**Direction**
Quote, line for line, the entries from the first through the one containing "3800, 3900, 4000];". Pictures are left out.

**Dataset entries**
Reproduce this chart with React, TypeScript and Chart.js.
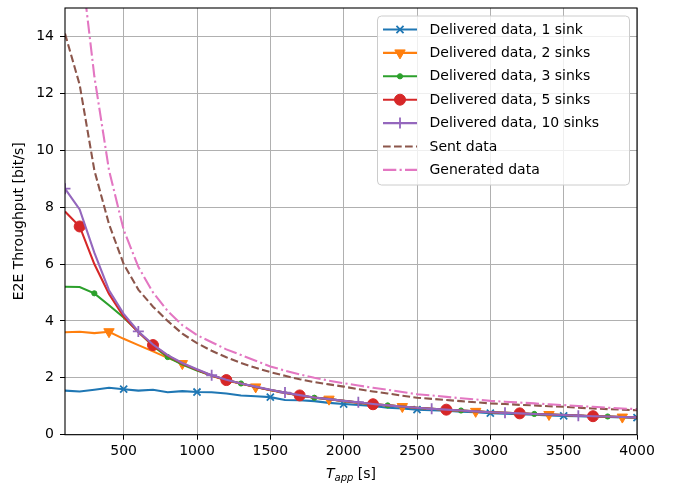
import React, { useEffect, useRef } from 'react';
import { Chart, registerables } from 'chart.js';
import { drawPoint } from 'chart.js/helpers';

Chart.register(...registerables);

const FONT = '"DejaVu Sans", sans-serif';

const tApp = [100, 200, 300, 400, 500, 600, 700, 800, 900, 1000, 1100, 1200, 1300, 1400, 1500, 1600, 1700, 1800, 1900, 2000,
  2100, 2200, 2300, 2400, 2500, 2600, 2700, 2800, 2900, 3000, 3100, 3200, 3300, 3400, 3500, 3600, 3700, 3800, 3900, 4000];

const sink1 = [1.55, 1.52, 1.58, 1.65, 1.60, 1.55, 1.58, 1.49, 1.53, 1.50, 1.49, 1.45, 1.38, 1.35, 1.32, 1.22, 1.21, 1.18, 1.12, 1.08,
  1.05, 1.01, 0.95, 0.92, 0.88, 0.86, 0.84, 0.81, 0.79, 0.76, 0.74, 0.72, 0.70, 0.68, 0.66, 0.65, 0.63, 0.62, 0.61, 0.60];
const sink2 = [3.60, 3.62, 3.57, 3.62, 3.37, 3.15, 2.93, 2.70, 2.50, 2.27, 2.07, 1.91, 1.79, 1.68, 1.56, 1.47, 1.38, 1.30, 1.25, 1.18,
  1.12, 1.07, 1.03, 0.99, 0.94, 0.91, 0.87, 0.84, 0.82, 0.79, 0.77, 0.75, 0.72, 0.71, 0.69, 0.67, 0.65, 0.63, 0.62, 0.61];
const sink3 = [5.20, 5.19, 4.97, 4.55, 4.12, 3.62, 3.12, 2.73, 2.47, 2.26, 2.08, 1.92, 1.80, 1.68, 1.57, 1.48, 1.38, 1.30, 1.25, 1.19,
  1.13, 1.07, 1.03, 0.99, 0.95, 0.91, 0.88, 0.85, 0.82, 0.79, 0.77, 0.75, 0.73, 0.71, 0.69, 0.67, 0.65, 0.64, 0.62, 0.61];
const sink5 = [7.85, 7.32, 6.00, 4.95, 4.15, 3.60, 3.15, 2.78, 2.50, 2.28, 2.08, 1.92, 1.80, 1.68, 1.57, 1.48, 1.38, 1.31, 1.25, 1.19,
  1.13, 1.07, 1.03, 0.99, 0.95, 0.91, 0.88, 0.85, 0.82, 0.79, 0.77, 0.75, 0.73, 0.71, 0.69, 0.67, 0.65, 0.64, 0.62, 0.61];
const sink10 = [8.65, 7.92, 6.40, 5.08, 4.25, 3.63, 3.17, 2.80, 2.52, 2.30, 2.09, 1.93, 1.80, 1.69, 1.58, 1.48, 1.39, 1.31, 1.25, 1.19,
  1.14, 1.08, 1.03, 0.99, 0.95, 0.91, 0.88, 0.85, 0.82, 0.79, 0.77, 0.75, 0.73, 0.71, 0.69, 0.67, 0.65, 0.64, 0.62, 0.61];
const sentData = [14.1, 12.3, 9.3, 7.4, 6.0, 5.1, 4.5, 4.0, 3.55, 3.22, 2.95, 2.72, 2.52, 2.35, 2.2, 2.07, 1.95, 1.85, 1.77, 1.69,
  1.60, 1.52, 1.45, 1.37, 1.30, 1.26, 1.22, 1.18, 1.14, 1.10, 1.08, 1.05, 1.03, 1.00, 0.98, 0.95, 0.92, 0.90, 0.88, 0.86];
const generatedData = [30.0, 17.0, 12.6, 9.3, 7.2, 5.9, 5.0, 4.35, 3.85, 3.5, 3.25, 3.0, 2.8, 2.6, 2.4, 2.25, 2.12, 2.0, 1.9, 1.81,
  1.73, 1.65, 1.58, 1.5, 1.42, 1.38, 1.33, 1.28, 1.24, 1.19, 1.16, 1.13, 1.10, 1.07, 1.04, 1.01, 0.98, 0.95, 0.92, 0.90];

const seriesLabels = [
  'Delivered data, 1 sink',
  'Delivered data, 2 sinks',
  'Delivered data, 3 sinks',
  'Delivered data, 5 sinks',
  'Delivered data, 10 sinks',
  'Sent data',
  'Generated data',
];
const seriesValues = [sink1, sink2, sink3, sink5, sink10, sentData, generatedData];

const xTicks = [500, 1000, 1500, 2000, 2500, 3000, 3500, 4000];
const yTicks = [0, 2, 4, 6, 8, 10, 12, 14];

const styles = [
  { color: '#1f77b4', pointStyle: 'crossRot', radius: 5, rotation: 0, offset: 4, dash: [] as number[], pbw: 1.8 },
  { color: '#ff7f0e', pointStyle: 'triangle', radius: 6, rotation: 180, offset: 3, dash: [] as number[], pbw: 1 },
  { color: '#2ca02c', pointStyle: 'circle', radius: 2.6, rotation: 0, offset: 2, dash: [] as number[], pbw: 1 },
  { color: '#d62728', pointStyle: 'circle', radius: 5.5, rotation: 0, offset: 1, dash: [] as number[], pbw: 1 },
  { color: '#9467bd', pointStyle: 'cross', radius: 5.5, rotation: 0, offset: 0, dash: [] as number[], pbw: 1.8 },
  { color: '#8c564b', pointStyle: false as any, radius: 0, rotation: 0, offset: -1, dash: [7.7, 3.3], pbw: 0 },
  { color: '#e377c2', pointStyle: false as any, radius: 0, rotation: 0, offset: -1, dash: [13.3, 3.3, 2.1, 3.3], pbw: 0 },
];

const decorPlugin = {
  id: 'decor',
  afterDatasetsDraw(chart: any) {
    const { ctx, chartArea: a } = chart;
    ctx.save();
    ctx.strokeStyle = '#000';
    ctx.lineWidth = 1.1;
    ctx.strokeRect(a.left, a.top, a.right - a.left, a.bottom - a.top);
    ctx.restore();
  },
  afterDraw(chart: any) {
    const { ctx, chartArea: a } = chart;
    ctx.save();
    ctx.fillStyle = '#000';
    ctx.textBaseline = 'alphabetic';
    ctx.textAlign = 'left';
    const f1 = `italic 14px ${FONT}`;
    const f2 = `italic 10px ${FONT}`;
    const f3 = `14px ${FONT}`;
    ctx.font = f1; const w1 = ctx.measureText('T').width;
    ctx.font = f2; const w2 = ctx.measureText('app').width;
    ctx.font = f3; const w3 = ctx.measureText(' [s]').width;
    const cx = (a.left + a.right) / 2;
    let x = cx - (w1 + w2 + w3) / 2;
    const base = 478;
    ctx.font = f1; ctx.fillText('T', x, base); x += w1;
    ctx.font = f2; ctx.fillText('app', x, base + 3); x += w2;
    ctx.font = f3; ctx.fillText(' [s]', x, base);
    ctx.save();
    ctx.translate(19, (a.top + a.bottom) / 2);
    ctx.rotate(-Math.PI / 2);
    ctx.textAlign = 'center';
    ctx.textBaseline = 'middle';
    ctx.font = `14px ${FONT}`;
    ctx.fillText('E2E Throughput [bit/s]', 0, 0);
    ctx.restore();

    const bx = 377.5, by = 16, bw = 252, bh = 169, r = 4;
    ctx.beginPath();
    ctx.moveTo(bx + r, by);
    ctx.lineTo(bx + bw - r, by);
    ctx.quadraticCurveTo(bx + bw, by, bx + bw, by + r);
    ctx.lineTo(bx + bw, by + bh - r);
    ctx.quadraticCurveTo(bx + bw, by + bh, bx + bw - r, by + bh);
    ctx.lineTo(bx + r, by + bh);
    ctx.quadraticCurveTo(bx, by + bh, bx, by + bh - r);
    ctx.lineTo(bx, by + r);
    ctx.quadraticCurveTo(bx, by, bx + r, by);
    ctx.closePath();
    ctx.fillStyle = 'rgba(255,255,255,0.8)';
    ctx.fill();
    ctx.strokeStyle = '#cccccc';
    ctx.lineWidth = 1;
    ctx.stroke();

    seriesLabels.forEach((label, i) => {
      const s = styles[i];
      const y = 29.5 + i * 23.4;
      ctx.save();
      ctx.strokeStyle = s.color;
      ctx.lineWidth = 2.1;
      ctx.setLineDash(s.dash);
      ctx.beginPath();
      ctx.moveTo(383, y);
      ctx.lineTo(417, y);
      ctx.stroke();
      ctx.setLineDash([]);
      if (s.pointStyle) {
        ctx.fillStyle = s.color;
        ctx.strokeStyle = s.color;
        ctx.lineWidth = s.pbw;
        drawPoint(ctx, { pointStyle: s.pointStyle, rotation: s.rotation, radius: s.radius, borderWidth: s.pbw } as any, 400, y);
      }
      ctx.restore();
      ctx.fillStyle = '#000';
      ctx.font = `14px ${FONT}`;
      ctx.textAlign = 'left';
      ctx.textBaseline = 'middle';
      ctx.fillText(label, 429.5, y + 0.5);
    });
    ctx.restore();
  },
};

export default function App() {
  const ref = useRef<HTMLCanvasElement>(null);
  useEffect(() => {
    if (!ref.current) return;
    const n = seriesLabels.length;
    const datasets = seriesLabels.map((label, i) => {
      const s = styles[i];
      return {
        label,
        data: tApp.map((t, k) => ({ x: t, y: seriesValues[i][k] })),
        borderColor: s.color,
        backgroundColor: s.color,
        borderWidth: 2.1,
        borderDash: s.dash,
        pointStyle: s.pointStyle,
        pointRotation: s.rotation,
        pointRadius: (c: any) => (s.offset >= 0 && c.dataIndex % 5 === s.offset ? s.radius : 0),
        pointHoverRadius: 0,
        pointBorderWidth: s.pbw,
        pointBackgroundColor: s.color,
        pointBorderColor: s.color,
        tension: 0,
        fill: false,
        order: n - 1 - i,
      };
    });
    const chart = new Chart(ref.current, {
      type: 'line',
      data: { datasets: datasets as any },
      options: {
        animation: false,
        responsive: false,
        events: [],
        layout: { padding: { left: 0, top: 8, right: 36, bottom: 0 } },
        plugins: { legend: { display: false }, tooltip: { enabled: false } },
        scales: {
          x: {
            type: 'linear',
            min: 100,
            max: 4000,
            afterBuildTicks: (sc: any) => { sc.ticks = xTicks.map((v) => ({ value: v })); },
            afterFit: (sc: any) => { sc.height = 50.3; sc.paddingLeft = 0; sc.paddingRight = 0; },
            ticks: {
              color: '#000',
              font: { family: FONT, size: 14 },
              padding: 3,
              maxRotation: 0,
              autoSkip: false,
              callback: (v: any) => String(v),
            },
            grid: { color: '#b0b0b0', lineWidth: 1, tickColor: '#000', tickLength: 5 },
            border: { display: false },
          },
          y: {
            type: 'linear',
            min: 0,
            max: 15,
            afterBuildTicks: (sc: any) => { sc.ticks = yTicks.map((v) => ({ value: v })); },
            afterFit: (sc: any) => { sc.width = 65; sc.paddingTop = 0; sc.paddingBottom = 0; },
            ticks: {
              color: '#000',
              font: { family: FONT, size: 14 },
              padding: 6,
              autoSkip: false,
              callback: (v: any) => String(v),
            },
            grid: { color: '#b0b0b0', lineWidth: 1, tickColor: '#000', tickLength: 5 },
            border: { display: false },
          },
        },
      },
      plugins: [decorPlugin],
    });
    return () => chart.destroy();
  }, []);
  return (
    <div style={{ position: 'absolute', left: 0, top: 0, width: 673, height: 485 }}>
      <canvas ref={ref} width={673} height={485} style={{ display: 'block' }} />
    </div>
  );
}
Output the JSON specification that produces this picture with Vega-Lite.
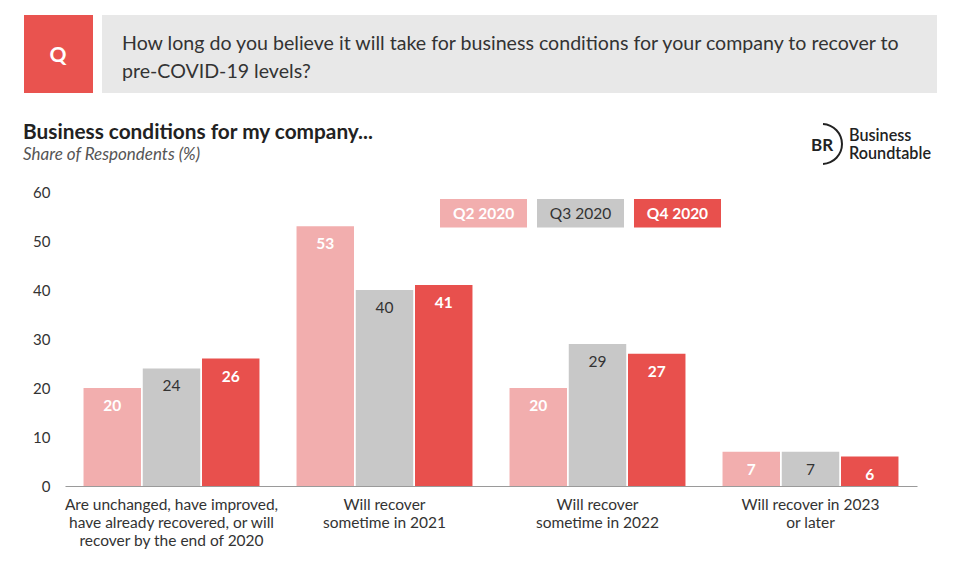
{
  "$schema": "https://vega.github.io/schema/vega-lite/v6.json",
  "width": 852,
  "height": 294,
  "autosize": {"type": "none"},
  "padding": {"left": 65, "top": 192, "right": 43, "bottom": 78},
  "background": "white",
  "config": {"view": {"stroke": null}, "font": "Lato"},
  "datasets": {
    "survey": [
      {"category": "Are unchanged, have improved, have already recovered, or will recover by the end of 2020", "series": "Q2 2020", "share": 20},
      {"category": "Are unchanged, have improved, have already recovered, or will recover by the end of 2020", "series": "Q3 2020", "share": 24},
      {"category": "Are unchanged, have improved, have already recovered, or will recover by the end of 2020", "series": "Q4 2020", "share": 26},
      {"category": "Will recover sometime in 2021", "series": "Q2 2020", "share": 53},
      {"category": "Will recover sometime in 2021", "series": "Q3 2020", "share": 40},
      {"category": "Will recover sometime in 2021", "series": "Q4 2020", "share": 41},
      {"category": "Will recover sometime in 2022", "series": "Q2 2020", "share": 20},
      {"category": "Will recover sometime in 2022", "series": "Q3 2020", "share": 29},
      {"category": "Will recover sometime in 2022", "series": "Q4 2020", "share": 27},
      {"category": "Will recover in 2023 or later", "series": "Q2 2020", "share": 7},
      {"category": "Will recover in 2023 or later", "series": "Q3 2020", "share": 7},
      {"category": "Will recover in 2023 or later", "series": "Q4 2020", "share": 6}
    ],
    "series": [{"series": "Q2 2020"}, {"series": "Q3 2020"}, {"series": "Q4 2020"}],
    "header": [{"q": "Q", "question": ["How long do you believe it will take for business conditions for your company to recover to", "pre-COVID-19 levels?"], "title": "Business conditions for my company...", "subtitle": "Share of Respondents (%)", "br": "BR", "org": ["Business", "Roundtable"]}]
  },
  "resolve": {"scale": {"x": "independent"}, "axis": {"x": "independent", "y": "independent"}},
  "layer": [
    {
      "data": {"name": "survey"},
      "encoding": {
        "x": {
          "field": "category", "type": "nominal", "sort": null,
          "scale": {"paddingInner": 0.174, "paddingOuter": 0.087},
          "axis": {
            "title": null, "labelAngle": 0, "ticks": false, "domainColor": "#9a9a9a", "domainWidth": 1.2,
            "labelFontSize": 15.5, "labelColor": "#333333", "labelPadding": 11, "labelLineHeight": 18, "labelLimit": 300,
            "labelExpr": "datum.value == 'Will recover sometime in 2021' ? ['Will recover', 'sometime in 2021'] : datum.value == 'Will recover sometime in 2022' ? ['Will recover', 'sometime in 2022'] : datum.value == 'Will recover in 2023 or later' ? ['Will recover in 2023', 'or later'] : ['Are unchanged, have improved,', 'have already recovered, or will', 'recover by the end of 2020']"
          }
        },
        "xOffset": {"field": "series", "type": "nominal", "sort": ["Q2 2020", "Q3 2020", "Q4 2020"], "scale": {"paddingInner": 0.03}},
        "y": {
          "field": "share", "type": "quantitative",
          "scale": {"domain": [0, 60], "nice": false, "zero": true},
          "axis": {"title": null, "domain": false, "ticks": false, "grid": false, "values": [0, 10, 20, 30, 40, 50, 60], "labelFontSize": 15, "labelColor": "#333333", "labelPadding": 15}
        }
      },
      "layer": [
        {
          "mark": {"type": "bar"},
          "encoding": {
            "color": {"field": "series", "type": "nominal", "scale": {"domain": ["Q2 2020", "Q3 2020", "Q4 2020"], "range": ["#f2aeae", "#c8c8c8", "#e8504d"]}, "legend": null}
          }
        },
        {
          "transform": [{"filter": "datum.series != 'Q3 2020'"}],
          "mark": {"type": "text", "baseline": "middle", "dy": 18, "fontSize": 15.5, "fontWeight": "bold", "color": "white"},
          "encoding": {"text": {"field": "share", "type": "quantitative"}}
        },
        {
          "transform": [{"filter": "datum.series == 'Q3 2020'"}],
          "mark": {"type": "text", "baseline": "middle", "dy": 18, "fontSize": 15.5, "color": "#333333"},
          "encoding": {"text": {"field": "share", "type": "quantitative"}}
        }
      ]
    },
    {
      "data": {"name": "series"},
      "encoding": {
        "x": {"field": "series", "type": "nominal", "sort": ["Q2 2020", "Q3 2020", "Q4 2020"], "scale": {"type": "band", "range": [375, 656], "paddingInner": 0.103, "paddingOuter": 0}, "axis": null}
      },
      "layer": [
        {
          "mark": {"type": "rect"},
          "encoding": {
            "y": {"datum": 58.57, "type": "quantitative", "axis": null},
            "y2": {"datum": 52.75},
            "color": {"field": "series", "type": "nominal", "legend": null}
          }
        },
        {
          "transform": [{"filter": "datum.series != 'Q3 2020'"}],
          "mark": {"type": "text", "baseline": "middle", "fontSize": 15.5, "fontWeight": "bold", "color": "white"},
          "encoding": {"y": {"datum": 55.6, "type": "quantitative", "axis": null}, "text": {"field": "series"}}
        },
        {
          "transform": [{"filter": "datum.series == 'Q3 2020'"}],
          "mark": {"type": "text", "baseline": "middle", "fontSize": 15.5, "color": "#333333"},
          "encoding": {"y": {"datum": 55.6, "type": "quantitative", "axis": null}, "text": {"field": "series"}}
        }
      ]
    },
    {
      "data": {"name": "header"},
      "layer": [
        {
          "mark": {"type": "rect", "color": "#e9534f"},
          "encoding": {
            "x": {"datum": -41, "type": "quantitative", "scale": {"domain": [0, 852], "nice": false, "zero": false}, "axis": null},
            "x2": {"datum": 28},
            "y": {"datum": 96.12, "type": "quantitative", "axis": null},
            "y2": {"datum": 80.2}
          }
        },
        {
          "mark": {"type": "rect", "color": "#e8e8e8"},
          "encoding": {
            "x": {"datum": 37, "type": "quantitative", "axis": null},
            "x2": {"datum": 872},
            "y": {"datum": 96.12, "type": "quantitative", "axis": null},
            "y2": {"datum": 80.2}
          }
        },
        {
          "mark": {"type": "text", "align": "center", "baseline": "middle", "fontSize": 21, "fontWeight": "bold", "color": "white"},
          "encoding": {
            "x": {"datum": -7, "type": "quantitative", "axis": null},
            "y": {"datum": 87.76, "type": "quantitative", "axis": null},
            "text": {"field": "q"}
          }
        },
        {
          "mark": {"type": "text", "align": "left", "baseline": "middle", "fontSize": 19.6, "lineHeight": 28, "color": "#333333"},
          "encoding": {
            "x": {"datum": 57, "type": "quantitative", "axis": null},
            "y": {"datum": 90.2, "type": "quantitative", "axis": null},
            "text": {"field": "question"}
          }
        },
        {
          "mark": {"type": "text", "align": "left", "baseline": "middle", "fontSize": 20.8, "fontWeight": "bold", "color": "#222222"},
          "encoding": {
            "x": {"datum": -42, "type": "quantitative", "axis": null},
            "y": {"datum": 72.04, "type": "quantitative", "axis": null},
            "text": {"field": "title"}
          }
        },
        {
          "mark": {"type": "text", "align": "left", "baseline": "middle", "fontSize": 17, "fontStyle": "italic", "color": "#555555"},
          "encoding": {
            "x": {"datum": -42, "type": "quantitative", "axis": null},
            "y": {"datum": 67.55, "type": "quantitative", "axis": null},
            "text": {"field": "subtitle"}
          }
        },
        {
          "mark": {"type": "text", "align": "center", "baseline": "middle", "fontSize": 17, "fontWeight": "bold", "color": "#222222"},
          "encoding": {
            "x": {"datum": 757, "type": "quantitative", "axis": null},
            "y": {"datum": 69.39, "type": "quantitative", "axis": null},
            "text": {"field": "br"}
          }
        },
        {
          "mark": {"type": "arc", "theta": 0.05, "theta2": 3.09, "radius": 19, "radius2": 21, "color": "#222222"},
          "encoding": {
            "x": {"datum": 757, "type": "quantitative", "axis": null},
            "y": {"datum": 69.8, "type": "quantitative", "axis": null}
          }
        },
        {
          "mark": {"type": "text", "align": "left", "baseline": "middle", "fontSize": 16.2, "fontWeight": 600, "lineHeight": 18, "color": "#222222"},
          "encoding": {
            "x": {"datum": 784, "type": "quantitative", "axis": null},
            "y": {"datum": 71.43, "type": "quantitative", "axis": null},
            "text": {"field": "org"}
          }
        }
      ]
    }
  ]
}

**Expected output**
Reproduce this chart with React, TypeScript and Chart.js.
import React, { useEffect, useRef } from 'react';
import { Chart, registerables } from 'chart.js';
import { drawPoint } from 'chart.js/helpers';

Chart.register(...registerables);

const FONT = '"DejaVu Sans", sans-serif';

const tApp = [100, 200, 300, 400, 500, 600, 700, 800, 900, 1000, 1100, 1200, 1300, 1400, 1500, 1600, 1700, 1800, 1900, 2000,
  2100, 2200, 2300, 2400, 2500, 2600, 2700, 2800, 2900, 3000, 3100, 3200, 3300, 3400, 3500, 3600, 3700, 3800, 3900, 4000];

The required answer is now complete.